**Input data:**
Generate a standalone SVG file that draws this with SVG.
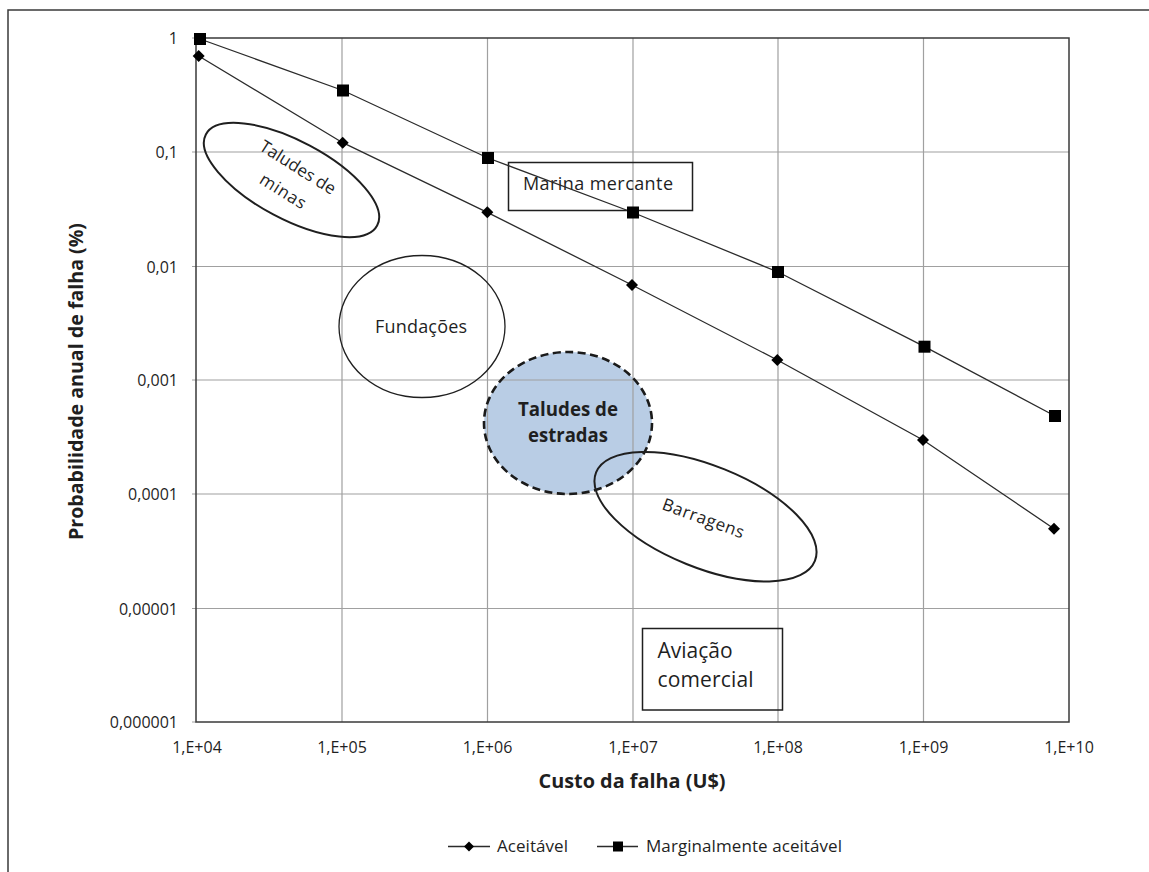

==

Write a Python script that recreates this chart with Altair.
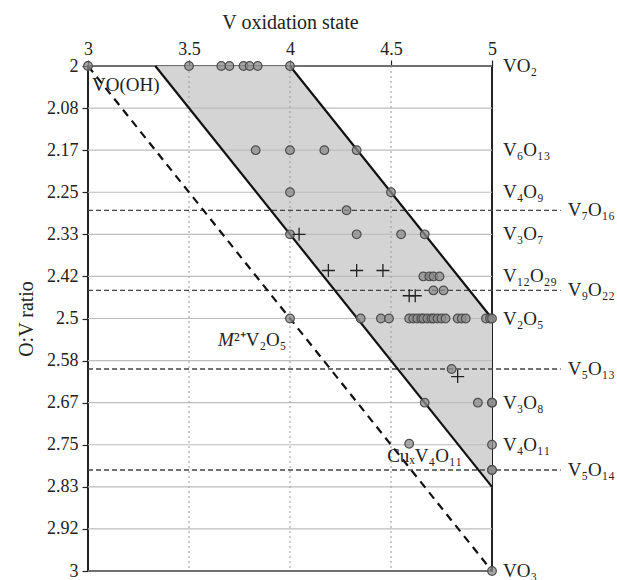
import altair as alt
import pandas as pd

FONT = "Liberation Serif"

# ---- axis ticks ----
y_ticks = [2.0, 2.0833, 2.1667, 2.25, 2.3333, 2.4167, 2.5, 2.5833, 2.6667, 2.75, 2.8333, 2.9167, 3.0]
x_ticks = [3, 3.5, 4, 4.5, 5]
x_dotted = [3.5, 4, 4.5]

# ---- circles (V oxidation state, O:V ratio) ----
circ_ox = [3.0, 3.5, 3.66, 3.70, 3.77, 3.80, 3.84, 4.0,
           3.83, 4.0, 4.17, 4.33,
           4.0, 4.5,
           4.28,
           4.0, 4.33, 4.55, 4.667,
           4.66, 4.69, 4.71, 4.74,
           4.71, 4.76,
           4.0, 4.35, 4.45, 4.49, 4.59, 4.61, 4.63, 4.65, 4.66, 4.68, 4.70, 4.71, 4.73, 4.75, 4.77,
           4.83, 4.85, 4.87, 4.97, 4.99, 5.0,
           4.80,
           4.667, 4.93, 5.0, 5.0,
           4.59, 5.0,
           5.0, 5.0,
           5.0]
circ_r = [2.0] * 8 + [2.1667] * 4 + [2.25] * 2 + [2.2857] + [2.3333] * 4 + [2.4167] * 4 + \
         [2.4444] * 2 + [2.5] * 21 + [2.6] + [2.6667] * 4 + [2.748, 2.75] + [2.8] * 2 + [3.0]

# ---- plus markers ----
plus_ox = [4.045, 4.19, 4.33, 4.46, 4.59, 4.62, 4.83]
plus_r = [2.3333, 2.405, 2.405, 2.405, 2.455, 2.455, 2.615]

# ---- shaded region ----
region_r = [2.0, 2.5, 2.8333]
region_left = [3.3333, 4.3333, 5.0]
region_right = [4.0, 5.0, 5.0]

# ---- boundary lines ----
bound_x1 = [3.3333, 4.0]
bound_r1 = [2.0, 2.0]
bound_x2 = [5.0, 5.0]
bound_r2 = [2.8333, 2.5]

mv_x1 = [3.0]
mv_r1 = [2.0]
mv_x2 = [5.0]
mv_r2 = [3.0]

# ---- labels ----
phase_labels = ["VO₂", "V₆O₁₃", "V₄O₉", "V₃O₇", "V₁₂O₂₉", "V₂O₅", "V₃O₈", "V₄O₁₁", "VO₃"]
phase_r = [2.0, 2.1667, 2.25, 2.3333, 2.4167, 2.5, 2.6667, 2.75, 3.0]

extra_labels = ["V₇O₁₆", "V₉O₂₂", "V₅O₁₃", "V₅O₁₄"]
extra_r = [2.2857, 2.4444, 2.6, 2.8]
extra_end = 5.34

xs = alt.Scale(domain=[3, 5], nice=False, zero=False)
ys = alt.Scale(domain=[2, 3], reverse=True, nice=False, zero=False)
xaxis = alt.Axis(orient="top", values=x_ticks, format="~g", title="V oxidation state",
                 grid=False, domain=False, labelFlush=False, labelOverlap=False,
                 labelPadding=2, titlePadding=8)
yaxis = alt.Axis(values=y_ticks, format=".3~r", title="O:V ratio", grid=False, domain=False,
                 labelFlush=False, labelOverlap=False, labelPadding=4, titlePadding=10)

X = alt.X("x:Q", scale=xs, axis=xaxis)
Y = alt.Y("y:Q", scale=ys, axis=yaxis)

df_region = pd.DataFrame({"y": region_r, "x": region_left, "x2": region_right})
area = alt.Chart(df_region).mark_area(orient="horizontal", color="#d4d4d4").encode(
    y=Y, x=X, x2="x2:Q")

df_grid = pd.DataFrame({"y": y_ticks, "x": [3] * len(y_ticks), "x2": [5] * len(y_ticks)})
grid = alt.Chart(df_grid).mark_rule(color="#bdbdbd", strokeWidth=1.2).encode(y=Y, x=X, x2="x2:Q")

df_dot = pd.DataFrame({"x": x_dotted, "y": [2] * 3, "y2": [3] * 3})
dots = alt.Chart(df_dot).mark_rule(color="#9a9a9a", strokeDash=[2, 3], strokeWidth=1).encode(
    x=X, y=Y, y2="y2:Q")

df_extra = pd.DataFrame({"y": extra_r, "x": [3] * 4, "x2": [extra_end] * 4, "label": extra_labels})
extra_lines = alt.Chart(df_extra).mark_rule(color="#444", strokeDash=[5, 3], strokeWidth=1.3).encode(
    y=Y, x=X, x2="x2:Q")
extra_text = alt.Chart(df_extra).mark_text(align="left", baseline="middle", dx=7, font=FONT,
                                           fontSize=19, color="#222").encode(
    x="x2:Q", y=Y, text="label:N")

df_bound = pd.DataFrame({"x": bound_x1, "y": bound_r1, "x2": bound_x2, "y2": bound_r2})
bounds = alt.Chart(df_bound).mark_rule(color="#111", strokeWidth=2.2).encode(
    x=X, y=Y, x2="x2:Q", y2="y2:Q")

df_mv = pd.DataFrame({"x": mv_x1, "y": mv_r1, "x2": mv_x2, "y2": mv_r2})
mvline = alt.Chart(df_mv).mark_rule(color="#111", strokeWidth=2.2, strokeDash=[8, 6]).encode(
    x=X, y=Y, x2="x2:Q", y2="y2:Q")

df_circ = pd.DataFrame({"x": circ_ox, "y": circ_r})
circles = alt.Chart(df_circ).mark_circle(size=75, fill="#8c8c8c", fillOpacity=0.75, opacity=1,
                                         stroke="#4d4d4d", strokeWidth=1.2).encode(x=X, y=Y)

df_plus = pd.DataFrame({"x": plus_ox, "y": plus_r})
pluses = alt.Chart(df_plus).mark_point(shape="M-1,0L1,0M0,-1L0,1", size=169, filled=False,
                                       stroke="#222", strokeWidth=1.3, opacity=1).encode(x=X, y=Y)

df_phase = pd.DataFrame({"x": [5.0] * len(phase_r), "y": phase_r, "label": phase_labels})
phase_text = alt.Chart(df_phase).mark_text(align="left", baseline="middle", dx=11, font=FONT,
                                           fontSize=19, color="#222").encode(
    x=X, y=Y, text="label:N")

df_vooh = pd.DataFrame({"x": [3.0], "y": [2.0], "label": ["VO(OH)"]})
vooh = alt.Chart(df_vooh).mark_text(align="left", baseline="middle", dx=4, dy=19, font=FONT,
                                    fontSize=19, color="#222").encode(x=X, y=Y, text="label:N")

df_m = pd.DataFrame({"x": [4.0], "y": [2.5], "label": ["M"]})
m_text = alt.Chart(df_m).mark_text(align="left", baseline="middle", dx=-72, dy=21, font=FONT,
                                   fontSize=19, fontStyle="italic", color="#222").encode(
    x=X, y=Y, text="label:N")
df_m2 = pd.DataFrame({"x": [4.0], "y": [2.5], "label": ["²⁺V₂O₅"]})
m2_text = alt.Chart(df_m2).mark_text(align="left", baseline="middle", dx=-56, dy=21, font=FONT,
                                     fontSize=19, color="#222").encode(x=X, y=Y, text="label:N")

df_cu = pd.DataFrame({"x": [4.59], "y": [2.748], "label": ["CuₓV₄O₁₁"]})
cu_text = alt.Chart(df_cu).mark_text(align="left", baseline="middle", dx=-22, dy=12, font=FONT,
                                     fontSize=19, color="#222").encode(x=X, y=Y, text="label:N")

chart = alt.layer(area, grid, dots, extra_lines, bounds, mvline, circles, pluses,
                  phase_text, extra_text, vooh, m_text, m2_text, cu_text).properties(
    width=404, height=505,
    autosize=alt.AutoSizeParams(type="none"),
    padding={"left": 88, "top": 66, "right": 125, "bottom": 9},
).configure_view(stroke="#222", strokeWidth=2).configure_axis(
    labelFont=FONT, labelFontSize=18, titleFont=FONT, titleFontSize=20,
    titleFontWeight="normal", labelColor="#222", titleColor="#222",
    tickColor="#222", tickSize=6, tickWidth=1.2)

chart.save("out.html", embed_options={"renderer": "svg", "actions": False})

**Objective:** Give back exactly the lines from the one that holds "Write a Python" to the one that holds "x_dotted = [3.5, 4, 4.5]", with both ends and without the images.

**The answer:**
Write a Python script that recreates this chart with Altair.
import altair as alt
import pandas as pd

FONT = "Liberation Serif"

# ---- axis ticks ----
y_ticks = [2.0, 2.0833, 2.1667, 2.25, 2.3333, 2.4167, 2.5, 2.5833, 2.6667, 2.75, 2.8333, 2.9167, 3.0]
x_ticks = [3, 3.5, 4, 4.5, 5]
x_dotted = [3.5, 4, 4.5]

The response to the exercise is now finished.